Below this line is a listing that includes pictures. Copy exactly, and only, the lines from the one containing "Reproduce this chart with Apache ECharts." through the one containing "var zeroOffset = -(0"; the pictures do not go in the copy.

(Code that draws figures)
▬▬▬▬▬▬
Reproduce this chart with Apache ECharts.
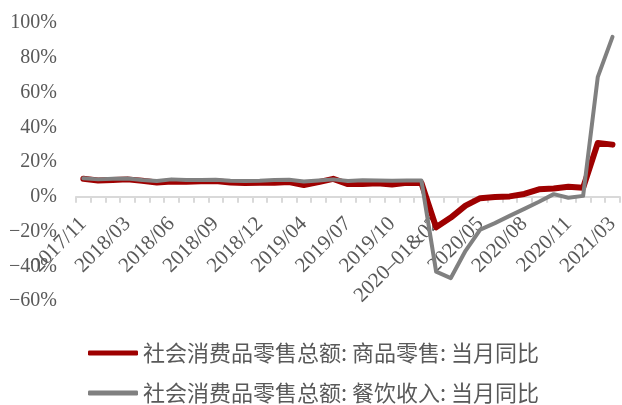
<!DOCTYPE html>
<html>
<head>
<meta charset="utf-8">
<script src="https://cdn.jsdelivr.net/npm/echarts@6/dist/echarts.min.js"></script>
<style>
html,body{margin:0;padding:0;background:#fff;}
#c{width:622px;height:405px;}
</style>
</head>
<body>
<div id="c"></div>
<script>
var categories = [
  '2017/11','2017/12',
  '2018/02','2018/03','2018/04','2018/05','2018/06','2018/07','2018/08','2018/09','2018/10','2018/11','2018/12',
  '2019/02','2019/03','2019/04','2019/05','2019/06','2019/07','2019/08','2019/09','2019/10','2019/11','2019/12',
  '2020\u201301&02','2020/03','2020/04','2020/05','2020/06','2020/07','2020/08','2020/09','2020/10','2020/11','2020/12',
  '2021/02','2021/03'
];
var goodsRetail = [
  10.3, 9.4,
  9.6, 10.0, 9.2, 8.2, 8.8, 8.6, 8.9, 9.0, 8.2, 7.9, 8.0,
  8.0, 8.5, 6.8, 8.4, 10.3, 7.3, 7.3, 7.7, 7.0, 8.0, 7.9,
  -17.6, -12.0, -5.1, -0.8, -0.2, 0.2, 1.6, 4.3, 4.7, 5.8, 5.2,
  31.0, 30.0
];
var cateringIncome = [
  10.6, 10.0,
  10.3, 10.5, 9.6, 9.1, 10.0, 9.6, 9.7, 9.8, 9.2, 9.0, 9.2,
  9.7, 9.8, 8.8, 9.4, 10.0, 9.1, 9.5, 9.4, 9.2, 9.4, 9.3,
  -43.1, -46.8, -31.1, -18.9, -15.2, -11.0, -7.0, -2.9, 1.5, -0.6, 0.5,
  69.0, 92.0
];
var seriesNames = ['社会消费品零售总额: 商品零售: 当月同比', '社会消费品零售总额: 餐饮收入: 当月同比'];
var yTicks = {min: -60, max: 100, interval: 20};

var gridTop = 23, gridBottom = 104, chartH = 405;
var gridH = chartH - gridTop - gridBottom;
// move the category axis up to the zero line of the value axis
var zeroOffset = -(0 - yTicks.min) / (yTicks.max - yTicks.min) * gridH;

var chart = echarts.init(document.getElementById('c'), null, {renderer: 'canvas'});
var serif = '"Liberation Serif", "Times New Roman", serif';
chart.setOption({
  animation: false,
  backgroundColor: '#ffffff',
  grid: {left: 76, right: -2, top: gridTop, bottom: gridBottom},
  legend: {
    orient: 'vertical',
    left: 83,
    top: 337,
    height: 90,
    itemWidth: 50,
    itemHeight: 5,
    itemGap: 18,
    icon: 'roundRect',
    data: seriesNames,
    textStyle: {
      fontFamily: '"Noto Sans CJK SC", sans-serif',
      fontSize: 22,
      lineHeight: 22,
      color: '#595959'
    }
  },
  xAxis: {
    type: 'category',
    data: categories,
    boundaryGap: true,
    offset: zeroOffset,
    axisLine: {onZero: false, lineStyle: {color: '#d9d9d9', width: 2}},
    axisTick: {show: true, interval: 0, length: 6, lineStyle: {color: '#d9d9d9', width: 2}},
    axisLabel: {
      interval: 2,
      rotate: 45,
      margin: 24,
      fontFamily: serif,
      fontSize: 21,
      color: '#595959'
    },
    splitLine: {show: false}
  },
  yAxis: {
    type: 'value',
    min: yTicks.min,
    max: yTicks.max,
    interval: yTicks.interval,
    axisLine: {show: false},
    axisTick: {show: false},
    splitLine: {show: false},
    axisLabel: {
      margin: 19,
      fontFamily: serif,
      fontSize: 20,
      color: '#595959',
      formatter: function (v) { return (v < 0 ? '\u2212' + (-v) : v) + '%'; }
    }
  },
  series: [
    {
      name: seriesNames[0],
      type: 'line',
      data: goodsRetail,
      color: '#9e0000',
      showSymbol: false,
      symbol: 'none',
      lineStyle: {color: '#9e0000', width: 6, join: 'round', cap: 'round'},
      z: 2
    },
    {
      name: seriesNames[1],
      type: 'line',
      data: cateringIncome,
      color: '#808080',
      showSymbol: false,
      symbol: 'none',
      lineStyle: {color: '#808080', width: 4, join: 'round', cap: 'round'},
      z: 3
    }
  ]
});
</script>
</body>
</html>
▬▬▬▬▬▬
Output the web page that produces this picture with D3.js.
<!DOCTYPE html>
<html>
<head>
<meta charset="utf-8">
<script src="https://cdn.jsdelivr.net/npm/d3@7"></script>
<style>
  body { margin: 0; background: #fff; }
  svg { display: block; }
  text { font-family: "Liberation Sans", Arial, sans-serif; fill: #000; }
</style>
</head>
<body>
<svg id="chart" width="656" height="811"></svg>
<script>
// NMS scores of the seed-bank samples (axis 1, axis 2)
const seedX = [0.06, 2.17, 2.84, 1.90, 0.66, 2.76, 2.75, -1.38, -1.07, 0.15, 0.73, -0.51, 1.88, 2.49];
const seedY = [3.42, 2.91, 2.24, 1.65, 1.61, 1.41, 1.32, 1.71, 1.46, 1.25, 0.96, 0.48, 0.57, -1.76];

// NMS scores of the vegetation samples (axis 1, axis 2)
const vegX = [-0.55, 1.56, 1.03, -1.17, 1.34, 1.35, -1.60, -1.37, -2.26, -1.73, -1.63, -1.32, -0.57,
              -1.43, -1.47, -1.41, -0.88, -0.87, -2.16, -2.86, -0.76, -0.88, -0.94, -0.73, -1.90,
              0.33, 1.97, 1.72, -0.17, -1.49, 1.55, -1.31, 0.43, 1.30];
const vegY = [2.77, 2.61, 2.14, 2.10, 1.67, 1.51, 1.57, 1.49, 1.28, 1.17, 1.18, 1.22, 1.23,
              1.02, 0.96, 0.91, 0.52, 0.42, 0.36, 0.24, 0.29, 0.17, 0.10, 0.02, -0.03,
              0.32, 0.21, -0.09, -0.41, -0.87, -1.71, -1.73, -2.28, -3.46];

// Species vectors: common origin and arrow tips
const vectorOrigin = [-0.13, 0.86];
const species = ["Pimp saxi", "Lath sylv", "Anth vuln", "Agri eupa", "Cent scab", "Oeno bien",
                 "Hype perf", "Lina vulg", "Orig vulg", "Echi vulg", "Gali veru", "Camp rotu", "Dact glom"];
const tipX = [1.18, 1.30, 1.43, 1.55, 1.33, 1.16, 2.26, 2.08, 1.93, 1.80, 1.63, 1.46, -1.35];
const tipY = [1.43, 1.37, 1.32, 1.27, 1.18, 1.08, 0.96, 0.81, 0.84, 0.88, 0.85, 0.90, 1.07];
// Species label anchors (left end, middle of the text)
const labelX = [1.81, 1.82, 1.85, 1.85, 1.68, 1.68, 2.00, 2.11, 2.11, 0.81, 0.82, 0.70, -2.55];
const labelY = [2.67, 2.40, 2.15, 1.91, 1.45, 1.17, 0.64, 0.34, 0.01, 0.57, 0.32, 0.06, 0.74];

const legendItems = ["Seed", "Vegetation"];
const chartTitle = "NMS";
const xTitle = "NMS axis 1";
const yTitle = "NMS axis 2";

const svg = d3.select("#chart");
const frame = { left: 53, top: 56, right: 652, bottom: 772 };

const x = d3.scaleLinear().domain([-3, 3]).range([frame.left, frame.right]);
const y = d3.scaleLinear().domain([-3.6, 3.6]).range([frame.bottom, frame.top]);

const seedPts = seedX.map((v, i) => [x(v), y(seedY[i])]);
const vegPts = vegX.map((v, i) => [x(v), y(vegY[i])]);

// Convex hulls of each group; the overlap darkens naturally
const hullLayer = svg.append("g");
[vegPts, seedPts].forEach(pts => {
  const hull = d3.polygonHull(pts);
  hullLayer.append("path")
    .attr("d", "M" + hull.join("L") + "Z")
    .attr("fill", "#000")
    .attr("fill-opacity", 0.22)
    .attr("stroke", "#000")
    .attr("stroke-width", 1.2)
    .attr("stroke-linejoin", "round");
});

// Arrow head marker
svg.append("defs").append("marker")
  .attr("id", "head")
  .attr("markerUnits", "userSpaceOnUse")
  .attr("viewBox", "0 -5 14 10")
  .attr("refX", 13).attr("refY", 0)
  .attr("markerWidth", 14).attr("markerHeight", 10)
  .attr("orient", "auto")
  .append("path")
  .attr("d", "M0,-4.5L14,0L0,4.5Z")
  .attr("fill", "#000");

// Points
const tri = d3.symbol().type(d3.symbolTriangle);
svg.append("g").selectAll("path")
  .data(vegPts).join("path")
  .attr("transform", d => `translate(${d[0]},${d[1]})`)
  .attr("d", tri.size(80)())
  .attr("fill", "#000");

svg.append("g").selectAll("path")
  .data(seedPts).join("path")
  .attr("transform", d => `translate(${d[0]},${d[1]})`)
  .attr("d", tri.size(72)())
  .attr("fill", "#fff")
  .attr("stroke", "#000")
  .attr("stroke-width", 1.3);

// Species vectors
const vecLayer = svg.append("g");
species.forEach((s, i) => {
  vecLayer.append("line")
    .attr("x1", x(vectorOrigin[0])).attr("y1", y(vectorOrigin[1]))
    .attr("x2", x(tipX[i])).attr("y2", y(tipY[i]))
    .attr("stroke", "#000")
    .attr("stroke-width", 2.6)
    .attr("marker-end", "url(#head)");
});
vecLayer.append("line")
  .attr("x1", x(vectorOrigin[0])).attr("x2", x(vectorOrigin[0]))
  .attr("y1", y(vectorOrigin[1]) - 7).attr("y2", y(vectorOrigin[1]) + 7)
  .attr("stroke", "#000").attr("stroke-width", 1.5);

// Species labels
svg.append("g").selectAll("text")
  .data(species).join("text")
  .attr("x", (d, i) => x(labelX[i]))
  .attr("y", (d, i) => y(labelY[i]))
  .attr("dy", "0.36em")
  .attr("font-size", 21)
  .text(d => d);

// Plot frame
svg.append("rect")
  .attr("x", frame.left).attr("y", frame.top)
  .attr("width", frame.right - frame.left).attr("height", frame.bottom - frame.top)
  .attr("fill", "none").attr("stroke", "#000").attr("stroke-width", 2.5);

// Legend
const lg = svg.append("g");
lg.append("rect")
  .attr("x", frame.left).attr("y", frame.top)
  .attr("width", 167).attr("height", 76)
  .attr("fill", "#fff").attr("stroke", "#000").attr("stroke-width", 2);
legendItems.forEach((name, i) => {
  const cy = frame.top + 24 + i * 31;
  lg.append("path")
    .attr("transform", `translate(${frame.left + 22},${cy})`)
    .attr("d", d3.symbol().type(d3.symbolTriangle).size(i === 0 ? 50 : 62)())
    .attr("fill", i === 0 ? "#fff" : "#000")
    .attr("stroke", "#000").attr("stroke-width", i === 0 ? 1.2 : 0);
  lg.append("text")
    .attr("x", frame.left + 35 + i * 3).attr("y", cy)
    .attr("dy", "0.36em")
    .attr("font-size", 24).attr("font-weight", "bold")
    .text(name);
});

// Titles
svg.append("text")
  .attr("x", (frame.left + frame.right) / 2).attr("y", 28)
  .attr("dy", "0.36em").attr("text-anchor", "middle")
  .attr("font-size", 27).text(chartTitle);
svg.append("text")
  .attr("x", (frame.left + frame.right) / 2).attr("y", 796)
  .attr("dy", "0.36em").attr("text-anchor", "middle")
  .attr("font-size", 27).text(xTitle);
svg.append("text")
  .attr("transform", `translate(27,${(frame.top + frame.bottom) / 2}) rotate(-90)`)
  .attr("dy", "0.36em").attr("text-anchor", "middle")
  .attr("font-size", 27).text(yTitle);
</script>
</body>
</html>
▬▬▬▬▬▬
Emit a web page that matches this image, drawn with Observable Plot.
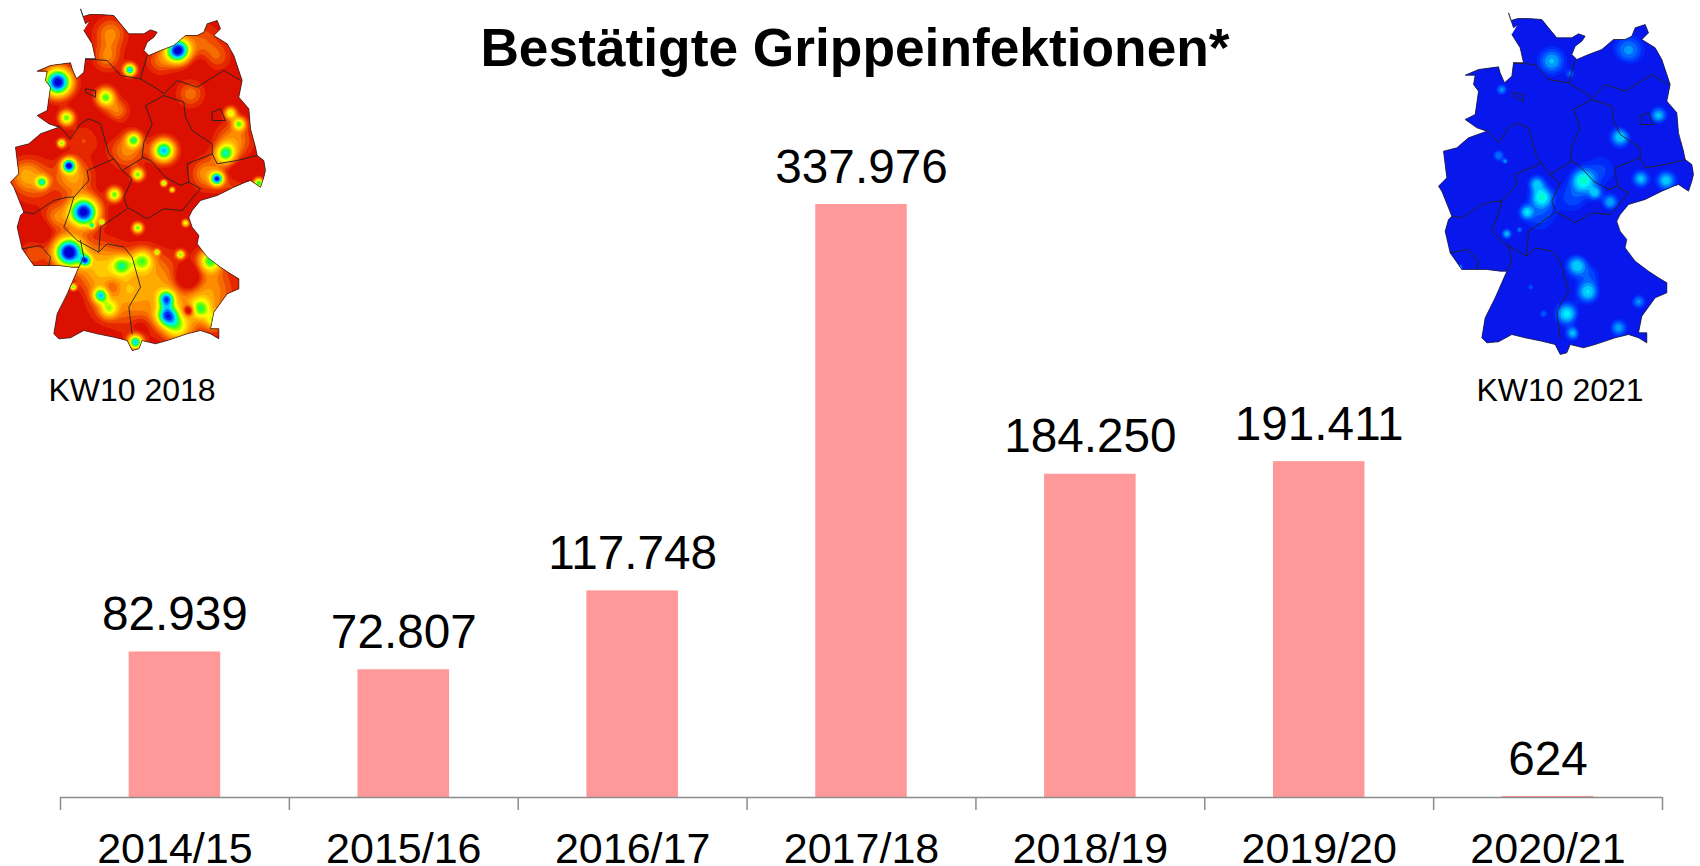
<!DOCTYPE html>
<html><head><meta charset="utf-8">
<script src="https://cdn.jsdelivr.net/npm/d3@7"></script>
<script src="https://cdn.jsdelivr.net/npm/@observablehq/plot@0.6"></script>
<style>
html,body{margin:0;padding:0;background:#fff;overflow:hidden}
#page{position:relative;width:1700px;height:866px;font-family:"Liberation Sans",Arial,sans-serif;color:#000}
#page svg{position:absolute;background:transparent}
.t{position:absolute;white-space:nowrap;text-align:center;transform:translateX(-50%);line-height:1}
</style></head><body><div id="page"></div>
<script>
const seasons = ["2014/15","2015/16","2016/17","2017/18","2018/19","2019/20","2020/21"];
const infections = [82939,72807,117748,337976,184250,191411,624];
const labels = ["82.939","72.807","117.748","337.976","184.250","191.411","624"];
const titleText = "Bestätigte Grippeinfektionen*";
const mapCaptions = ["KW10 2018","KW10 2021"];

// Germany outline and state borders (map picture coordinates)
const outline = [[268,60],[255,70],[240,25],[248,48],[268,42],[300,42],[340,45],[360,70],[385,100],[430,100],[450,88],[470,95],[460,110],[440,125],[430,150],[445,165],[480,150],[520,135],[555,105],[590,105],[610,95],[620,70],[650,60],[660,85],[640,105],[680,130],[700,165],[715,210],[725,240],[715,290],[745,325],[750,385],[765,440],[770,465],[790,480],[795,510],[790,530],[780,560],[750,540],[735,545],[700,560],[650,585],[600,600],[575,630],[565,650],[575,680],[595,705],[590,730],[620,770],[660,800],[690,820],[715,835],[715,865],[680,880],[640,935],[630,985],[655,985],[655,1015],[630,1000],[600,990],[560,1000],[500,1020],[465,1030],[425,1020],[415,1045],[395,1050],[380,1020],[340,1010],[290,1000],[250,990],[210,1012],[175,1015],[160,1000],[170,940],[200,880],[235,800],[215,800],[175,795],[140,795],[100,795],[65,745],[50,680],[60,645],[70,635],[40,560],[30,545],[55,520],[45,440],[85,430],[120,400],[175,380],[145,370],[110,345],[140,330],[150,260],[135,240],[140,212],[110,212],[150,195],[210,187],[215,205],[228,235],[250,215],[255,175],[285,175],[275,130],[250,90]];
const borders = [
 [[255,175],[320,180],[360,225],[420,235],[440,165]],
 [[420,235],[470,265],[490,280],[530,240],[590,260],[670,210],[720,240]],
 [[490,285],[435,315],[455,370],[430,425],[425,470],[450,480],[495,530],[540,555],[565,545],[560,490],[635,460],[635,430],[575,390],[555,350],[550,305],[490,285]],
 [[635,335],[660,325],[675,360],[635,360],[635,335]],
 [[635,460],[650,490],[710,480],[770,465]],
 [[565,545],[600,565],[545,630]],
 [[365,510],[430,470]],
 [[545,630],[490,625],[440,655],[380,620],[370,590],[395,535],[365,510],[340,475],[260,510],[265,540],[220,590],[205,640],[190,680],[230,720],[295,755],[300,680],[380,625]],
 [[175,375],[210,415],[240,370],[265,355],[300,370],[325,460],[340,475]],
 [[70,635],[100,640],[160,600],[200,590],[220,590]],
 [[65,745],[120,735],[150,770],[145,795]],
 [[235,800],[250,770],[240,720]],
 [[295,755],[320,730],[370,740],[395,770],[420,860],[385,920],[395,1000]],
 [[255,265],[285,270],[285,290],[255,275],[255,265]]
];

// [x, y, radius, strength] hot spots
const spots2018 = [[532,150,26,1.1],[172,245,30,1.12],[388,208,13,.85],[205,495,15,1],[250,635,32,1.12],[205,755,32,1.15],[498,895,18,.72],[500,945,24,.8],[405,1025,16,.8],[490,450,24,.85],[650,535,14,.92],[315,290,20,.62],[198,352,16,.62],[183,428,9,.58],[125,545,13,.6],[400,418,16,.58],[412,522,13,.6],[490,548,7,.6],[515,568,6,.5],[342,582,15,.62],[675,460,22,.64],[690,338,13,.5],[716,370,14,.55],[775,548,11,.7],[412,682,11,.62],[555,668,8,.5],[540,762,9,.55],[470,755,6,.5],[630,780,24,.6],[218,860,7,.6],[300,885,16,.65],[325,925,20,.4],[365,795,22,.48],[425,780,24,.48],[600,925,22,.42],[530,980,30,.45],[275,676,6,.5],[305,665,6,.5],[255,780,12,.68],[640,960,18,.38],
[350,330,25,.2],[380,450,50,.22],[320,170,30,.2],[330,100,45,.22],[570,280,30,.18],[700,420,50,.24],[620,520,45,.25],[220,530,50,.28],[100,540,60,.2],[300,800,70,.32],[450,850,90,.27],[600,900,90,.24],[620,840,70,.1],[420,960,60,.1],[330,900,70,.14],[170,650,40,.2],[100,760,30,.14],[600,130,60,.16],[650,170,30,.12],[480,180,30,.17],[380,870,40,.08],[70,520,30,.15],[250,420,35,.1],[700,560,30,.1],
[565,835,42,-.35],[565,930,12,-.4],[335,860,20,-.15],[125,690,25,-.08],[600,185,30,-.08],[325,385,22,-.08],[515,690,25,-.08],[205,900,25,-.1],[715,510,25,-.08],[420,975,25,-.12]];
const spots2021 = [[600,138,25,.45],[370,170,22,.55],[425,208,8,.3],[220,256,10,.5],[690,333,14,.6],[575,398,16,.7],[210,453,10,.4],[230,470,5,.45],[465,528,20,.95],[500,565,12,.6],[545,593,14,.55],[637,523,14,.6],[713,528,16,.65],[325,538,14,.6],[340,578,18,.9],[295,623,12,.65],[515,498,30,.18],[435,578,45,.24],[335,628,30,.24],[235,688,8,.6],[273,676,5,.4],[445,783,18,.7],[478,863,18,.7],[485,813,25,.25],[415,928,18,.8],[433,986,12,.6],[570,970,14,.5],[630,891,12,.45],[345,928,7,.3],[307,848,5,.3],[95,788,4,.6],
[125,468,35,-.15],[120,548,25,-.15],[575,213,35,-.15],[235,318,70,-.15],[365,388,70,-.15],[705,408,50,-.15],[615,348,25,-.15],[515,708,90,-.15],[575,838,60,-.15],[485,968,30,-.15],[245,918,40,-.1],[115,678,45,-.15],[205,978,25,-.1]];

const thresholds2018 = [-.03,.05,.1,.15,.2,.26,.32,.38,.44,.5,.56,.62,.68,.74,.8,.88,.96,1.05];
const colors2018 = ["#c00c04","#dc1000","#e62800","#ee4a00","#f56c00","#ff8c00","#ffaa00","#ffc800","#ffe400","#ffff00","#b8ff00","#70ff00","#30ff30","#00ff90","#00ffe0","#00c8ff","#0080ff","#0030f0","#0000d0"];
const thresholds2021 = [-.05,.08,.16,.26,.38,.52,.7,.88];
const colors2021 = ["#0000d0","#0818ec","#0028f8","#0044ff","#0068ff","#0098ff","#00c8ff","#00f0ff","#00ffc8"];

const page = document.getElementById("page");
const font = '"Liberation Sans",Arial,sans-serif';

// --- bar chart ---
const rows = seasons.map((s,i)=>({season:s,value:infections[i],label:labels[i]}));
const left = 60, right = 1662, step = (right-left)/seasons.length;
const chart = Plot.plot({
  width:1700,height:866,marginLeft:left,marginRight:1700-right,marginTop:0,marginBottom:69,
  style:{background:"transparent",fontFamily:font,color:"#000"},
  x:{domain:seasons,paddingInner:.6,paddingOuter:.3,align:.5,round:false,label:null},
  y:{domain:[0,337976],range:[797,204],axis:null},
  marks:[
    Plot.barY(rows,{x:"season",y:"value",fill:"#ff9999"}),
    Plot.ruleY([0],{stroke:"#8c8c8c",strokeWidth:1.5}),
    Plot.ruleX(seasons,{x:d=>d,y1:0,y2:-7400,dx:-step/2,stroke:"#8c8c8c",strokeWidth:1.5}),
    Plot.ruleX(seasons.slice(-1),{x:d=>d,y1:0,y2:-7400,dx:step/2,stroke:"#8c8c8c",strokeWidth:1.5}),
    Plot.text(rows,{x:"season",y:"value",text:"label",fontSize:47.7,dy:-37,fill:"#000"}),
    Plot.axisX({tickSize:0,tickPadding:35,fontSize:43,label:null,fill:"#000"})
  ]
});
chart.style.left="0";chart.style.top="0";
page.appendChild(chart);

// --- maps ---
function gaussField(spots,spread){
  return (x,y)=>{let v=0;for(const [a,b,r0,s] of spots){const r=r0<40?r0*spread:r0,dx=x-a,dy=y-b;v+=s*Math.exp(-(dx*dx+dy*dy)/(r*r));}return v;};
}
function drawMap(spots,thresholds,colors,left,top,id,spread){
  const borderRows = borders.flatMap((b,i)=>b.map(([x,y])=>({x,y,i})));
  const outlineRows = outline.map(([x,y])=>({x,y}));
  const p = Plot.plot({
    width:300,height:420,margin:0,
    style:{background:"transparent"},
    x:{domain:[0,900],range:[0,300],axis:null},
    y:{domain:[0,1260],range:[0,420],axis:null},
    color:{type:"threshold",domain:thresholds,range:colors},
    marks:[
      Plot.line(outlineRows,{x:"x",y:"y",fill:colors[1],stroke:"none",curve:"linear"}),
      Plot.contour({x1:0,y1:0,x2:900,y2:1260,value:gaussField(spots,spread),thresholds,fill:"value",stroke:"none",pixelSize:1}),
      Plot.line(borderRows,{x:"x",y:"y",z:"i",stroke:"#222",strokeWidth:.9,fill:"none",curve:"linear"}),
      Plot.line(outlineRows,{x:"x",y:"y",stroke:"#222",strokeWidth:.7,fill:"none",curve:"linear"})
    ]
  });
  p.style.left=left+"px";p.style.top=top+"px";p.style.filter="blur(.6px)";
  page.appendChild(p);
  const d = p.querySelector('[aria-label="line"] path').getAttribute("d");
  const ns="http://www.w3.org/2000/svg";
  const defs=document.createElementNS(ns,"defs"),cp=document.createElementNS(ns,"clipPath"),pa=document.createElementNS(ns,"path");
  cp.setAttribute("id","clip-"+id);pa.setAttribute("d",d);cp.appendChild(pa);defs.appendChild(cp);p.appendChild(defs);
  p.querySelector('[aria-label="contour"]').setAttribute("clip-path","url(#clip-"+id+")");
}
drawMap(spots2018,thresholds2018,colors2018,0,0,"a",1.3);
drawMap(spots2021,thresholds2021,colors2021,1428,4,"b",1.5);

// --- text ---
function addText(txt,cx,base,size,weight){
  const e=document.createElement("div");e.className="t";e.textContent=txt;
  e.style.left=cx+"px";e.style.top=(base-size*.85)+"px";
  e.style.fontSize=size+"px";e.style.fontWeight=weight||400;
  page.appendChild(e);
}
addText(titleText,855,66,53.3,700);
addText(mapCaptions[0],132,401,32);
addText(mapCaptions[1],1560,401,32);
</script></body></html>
▬▬▬▬▬▬
■ **The completed task**
Reproduce this chart with Apache ECharts.
<!DOCTYPE html>
<html>
<head>
<meta charset="utf-8">
<script src="https://cdn.jsdelivr.net/npm/echarts@6/dist/echarts.min.js"></script>
<style>
html,body{margin:0;padding:0;background:#fff;}
#c{width:622px;height:405px;}
</style>
</head>
<body>
<div id="c"></div>
<script>
var categories = [
  '2017/11','2017/12',
  '2018/02','2018/03','2018/04','2018/05','2018/06','2018/07','2018/08','2018/09','2018/10','2018/11','2018/12',
  '2019/02','2019/03','2019/04','2019/05','2019/06','2019/07','2019/08','2019/09','2019/10','2019/11','2019/12',
  '2020\u201301&02','2020/03','2020/04','2020/05','2020/06','2020/07','2020/08','2020/09','2020/10','2020/11','2020/12',
  '2021/02','2021/03'
];
var goodsRetail = [
  10.3, 9.4,
  9.6, 10.0, 9.2, 8.2, 8.8, 8.6, 8.9, 9.0, 8.2, 7.9, 8.0,
  8.0, 8.5, 6.8, 8.4, 10.3, 7.3, 7.3, 7.7, 7.0, 8.0, 7.9,
  -17.6, -12.0, -5.1, -0.8, -0.2, 0.2, 1.6, 4.3, 4.7, 5.8, 5.2,
  31.0, 30.0
];
var cateringIncome = [
  10.6, 10.0,
  10.3, 10.5, 9.6, 9.1, 10.0, 9.6, 9.7, 9.8, 9.2, 9.0, 9.2,
  9.7, 9.8, 8.8, 9.4, 10.0, 9.1, 9.5, 9.4, 9.2, 9.4, 9.3,
  -43.1, -46.8, -31.1, -18.9, -15.2, -11.0, -7.0, -2.9, 1.5, -0.6, 0.5,
  69.0, 92.0
];
var seriesNames = ['社会消费品零售总额: 商品零售: 当月同比', '社会消费品零售总额: 餐饮收入: 当月同比'];
var yTicks = {min: -60, max: 100, interval: 20};

var gridTop = 23, gridBottom = 104, chartH = 405;
var gridH = chartH - gridTop - gridBottom;
// move the category axis up to the zero line of the value axis
var zeroOffset = -(0 - yTicks.min) / (yTicks.max - yTicks.min) * gridH;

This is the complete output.